Blackburn with Darwen Borough Council is looking at whether to transfer the services, which cost it £8.4m a year, to a social enterprise company.
The Unison union said the proposals were an "insult" to the 350 employees who work in the council-run service.
A council spokeswoman said staff had been kept informed and the decision will be debated at a meeting later.
Unison officer Mike Booth said unions had only just been told of the plans, and they were a "bolt from the blue".
"The current service is well-run but the council has been making plans to abandon it without even talking to the staff involved or properly considering the impact this could have on some of the most vulnerable people in the community," he said.
"The council is abdicating its responsibility for social care and is irresponsibly pressing the executive board to agree to the scheme before it has even assessed the costs to set it up and implement it.
"Unison will be objecting to the plans and will be looking for an alternative option to keep the service in-house."
The government wants to encourage more people to be given budgets to manage their own care by employing assistants rather than use council services.
It is understood the social enterprise company will be responsible for creating a new workforce of freelance or self-employed personal assistants.
It will control all adult social care services other than social workers.
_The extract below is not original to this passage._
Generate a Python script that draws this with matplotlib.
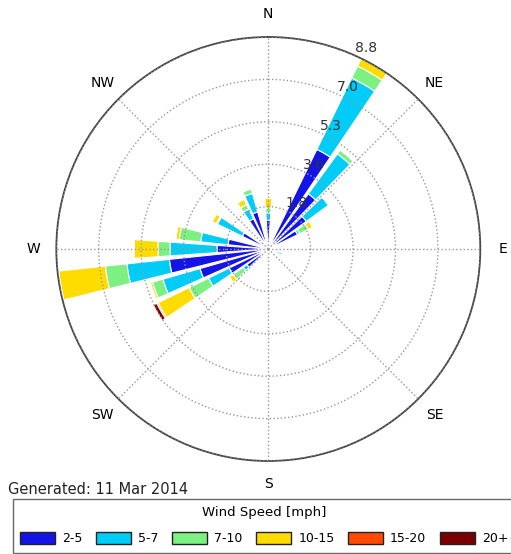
import numpy as np
import matplotlib.pyplot as plt
from matplotlib.patches import Patch

# wind direction sectors (degrees, clockwise from north) and frequency (%) per speed bin
directions = [0, 30, 40, 50, 60, 100, 110, 120, 230, 240, 250, 260, 270, 280, 300, 330, 340]
speed_2_5 = [1.2, 4.6, 2.83, 1.95, 1.35, 0, 0, 0, 1.1, 1.81, 2.95, 4.13, 2.13, 1.68, 1.2, 1.4, 1.6]
speed_5_7 = [0.3, 3.3, 2.05, 1.15, 0.1, 0.35, 0.6, 0.3, 0.2, 0.95, 1.6, 1.77, 1.95, 1.14, 1.15, 0.45, 0.8]
speed_7_10 = [0.2, 0.55, 0.2, 0, 0.4, 0, 0, 0, 0.5, 0.9, 0.45, 0.9, 0.5, 0.9, 0.05, 0.2, 0.2]
speed_10_15 = [0.4, 0.35, 0, 0, 0.2, 0, 0, 0, 0.2, 1.43, 0.1, 1.95, 1.0, 0.15, 0.2, 0.25, 0]
speed_15_20 = [0, 0, 0, 0, 0, 0, 0, 0, 0, 0.06, 0, 0, 0, 0, 0, 0, 0]
speed_20_up = [0, 0, 0, 0, 0, 0, 0, 0, 0, 0.16, 0, 0, 0, 0, 0, 0, 0]

bin_labels = ['2-5', '5-7', '7-10', '10-15', '15-20', '20+']
bin_colors = ['#1414e8', '#00ccf8', '#7cf080', '#ffdc00', '#ff4a00', '#7a0000']
r_ticks = [1.76, 3.52, 5.28, 7.04, 8.8]
r_labels = ['1.8', '3.6', '5.3', '7.0', '8.8']
compass = ['N', 'NE', 'E', 'SE', 'S', 'SW', 'W', 'NW']

fig = plt.figure(figsize=(5.11, 5.54), dpi=100)
ax = fig.add_axes([0.1102, 0.1679, 0.8297, 0.7653], projection='polar')
ax.set_theta_zero_location('N')
ax.set_theta_direction(-1)
ax.set_axisbelow(False)  # grid and radius labels on top of the bars

theta = np.radians(directions)
width = np.radians(8)
bottom = np.zeros(len(directions))
series = [speed_2_5, speed_5_7, speed_7_10, speed_10_15, speed_15_20, speed_20_up]
for vals, col in zip(series, bin_colors):
    vals = np.array(vals)
    ax.bar(theta, vals, width=width, bottom=bottom, color=col,
           edgecolor='white', linewidth=0.8, zorder=2)
    bottom += vals

ax.set_ylim(0, 8.8)
ax.set_rgrids(r_ticks, labels=r_labels, angle=24, fontsize=10, color='#333333')
ax.set_thetagrids(range(0, 360, 45), labels=compass, fontsize=10)
ax.tick_params(axis='x', pad=6)
ax.grid(True, linestyle=':', color='#999999', linewidth=1)
ax.spines['polar'].set_color('#444444')
ax.spines['polar'].set_linewidth(1.3)

fig.text(0.016, 1 - 490 / 554, 'Generated: 11 Mar 2014', fontsize=10.5,
         va='center', ha='left', color='#222222')

handles = [Patch(facecolor=c, edgecolor='#222222', label=l) for c, l in zip(bin_colors, bin_labels)]
leg = fig.legend(handles=handles, loc='lower left', bbox_to_anchor=(0.025, 0.002),
                 ncol=6, title='Wind Speed [mph]', fontsize=9, title_fontsize=9.5,
                 fancybox=False, frameon=True, edgecolor='#444444',
                 handlelength=2.8, handleheight=1.15, handletextpad=0.55,
                 columnspacing=1.1, borderaxespad=0, borderpad=0.6, labelspacing=1.0)
leg.get_frame().set_linewidth(1.0)

fig.savefig('out.png', dpi=100)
Councillor David Foster, executive member for adult social care at Blackburn with Darwen Council, said: "The national personalisation agenda means that local authorities need to take a different approach to delivering health, well-being and care services to our communities.
"There are considerable benefits in setting up a social enterprise to do this. They have proved successful in other parts of the country.
"The proposal will be debated fully by the council's executive board on Thursday."